The definition of “accredited investor” is at the nexus of the Securities and Exchange Commission’s missions: (1) to protect investors, (2) to maintain fair, orderly, and efficient markets, and (3) to facilitate capital formation. If you’re an accredited investor you have access to private offerings. That enables capital formation. Private offerings are not subject to review by the SEC so they have fewer protections in place for investors.
Lots of arguments around the accredited investor definition are about an investor’s ability to assess risk in making the investment. I’ve long argued that the risk with a private placement is not the risk of loss, but the risk of liquidity. Some private placements are very risky and some are not. All private placements are less liquid than publicly traded securities. How risky is investing in Tesla right now? But you can sell and exit out of your position in minutes. You may not be able to exit from a private placement position for years.
The SEC added a few expansions to the accredited investor definition in 2024 based on understanding risk. If you have a Series 7, Series 65, and Series 82 license you are an “accredited investor.”
The latest tweak is allowing an investor to verify that he or she is an accredited investor based on the amount of the investment. I’m a big fan of this approach.

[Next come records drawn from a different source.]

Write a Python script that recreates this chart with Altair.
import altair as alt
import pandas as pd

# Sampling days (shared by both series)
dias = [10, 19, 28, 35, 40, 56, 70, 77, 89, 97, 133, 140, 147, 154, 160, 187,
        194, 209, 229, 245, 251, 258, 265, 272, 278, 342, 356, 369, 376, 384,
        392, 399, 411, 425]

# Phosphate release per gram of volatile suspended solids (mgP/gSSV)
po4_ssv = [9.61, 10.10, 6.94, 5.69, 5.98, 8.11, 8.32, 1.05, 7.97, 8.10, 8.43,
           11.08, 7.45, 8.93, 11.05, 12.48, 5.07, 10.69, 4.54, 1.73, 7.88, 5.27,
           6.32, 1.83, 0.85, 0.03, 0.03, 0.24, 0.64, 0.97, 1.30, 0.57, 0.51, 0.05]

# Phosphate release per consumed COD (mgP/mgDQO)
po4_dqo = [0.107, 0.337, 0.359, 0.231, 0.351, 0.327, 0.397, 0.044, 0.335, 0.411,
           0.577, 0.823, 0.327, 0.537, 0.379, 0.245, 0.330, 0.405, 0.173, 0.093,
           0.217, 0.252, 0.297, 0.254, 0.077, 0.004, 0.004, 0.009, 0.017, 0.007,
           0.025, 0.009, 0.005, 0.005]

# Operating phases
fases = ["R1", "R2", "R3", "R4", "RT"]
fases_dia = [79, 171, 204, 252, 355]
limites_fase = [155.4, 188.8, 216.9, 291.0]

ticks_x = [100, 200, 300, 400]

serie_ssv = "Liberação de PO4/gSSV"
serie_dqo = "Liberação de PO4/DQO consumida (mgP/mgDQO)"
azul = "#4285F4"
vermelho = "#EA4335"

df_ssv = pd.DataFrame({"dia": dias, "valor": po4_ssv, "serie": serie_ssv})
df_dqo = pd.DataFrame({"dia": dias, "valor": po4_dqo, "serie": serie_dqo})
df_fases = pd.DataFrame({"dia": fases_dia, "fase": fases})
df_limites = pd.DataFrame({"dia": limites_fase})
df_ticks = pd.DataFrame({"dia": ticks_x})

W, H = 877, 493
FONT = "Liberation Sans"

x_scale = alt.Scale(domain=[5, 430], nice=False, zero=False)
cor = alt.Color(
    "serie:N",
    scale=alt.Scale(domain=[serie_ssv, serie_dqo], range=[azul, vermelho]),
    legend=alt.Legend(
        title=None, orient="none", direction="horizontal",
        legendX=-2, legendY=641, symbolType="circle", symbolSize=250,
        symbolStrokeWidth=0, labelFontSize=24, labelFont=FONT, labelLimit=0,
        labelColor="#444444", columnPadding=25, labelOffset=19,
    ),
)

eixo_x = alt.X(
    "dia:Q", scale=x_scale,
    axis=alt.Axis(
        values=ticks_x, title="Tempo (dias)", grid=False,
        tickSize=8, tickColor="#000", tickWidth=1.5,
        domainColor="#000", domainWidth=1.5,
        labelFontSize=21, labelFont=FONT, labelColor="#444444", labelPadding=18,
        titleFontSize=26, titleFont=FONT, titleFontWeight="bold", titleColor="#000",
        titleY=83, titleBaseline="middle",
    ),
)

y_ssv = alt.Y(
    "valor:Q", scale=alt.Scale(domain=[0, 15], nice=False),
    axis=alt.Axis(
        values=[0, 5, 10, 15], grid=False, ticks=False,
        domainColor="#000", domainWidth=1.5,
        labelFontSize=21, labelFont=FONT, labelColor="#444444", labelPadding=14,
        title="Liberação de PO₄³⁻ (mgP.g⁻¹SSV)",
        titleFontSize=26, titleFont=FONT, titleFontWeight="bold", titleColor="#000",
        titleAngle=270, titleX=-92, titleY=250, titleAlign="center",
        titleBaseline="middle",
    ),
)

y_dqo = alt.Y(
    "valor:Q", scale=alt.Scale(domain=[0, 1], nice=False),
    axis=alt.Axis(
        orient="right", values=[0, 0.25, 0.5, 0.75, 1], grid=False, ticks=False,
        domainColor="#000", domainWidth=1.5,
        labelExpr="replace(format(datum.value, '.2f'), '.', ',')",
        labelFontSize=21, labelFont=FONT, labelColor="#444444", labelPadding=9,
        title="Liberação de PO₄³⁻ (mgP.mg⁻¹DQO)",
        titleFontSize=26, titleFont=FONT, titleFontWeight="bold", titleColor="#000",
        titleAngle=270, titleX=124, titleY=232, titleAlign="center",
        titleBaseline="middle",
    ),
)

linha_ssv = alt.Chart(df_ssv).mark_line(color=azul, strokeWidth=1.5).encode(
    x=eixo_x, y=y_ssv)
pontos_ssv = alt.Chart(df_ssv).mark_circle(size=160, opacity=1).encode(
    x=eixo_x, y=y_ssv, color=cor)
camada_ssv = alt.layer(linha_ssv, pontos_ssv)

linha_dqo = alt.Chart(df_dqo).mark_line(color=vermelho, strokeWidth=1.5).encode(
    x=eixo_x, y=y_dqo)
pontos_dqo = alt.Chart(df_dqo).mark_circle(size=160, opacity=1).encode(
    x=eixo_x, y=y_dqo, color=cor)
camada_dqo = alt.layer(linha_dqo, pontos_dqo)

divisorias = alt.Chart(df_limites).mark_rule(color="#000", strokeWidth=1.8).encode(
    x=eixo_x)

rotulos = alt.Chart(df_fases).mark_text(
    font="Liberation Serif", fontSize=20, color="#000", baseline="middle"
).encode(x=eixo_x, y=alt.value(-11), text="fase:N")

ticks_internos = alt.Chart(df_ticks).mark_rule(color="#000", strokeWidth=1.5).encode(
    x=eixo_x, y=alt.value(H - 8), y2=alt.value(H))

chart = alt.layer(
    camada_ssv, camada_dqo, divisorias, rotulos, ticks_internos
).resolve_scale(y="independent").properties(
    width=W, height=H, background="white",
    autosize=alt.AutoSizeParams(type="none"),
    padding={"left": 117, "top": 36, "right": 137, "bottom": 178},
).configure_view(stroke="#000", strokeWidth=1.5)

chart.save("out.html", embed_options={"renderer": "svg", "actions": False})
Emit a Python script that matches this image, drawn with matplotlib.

If someone is willing to invest $1million, it’s very reasonable to assume that his or her net worth is more than $1 million and is therefore an accredited investor.
“if the terms of the offering require a high minimum investment amount and a purchaser is able to meet those terms, then the likelihood of that purchaser satisfying the definition of accredited investor may be sufficiently high such that, absent any facts that indicate that the purchaser is not an accredited investor, it may be reasonable for the issuer to take fewer steps to verify or, in certain cases, no additional steps to verify accredited investor status other than to confirm that the purchaser’s cash investment is not being financed by a third party.” Securities Act Release No. 9415 (July 10, 2013).
Along with the investment amount prong, the SEC is also looking for written representations, from the purchaser, as to:
- their accreditation (under Rule 501(a)(5) or (a)(6) if they are a natural person, or under Rule 501(a)(3), (7), (8), (9) or (12) if they are a legal entity), and
- the fact that the purchaser’s minimum investment amount (and, for purchasers that are legal entities accredited solely from the accredited investor status of all of their equity owners, the minimum investment amount of each of the purchaser’s equity owners) is not financed in whole or in part by any third party for the specific purpose of making the particular investment in the issuer.
This tweak is in the context of 506(c) private placements that allow advertising of the offering, but require verification of investor meeting the “accredited investor” standard. That verification required obtaining much more sensitive information from investors. It raises concerns about the transmission and storage of that sensitive information. Looks like it may not be necessary as long as you are requiring a fair amount of money.
Interestingly, the Latham request letter set the dollar amount at $200,000 for individuals and $1 million for entities. Those amounts are well below the accredited investor net worth standard.